Everything arrived in one go, normally not much of a problem but I do wish they'd brought out these mangalitza skewers a bit earlier as they were rather cold. That aside, they tasted great, containing a perfect balance of flesh and fat, and soaked in a deep, rich tamarind sauce. Oh, and sorry about the photos. It was very dark in there and my camera is still rubbish.

Normally I wouldn't bother mentioning a side of boiled rice but there was something extra about this muthu samba stuff, incredibly light and soft, the grains being smally and fluffy and round. 'Muthu' apparently translates to 'pearl', which makes sense.

Aubergine and jaggery moju was a generous pile of sticky-spiced veg with a mild chilli kick - milder than the langoustine at least - and with a interesting variety of ingredients and textures. I particularly liked the chew on the large green chilli, which had been blackened over coals I think.

Not pictured is a bowl of huge devilled prawns, their sauce a happy marriage of chilli, tomato, spices and who knows what else, the kind of thing it probably takes a long time and a lot of experience to perfect. Interestingly, we were instructed to try eating these whole, as in shell-on and with heads, but we soon decided that wasn't going to work. Deep-fried shrimps perhaps you can gulp down whole, but not the thick, chewy carapaces of giant prawns. So instead we tore the shells off with our bare hands and had to go to the bathroom to wash ourselves clean before carrying on with the meal.

Finally, egg hopper with an asparagus and tomato sambol. Bringing a much-needed dairy cleanness to a meal that had been otherwise quite spice-heavy and dense, this had a perfectly timed gooey yolk and the sambol was nice and fresh.

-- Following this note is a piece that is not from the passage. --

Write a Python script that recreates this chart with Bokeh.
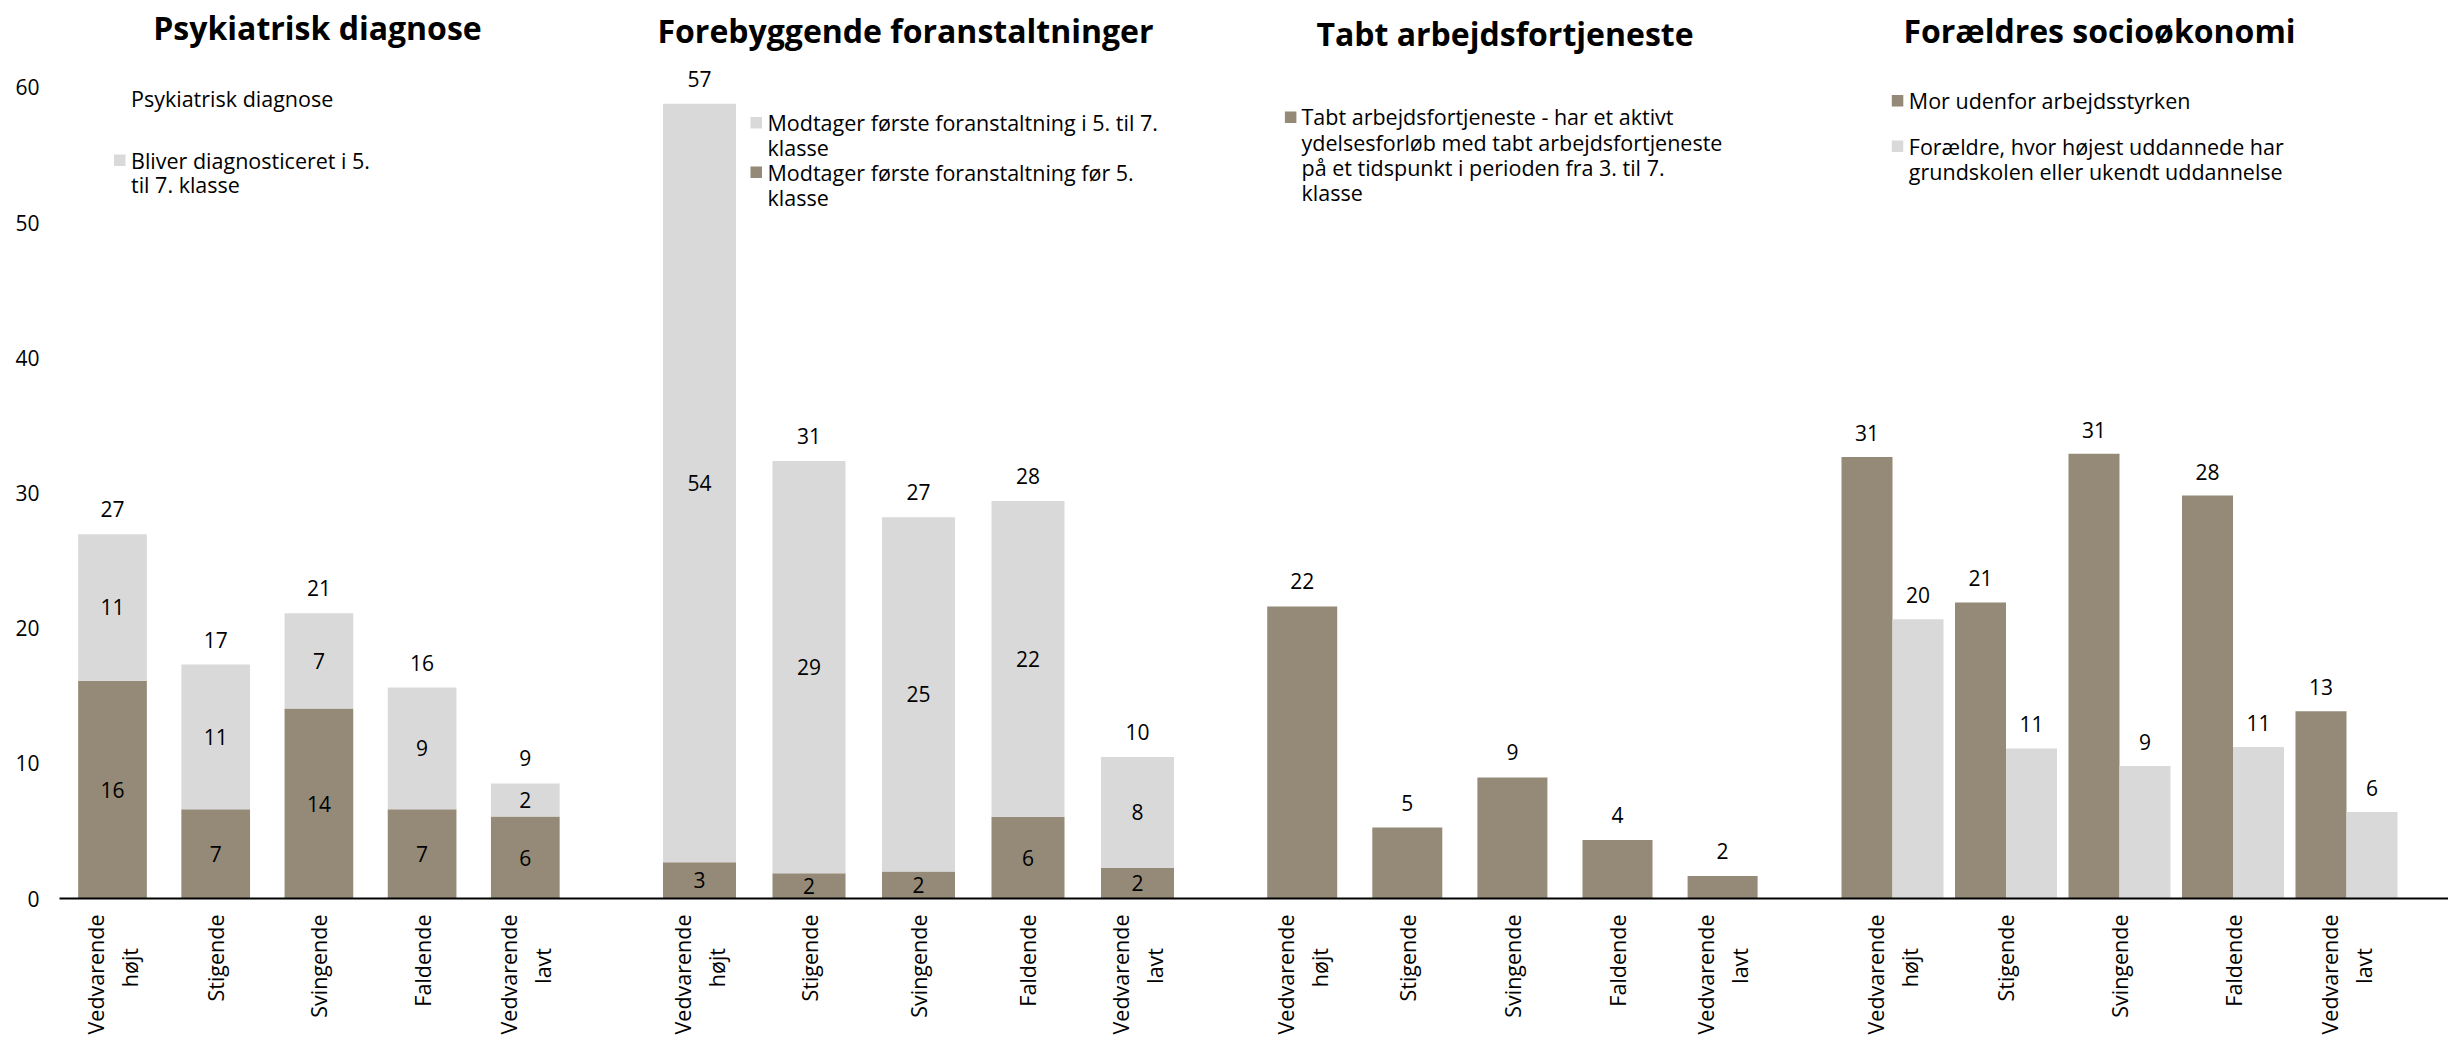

So, RIP Spuntino, long live Paradise I say. It is faintly terrifying how easily London restaurants - even the very good ones - can fail, and though I'm sure I don't know the whole backstory on the Troubled Polpo Group (as it is seemingly compulsarily referred to in the press) I do know I still miss Spuntino like I miss anywhere that's been such an integral part of the London food scene for so long. But I also know that I love Paradise, and even if it doesn't become a new regular haunt I'll know that the legacy of Spuntino - cool, exciting, unique - lives on in its new South Asian cousin.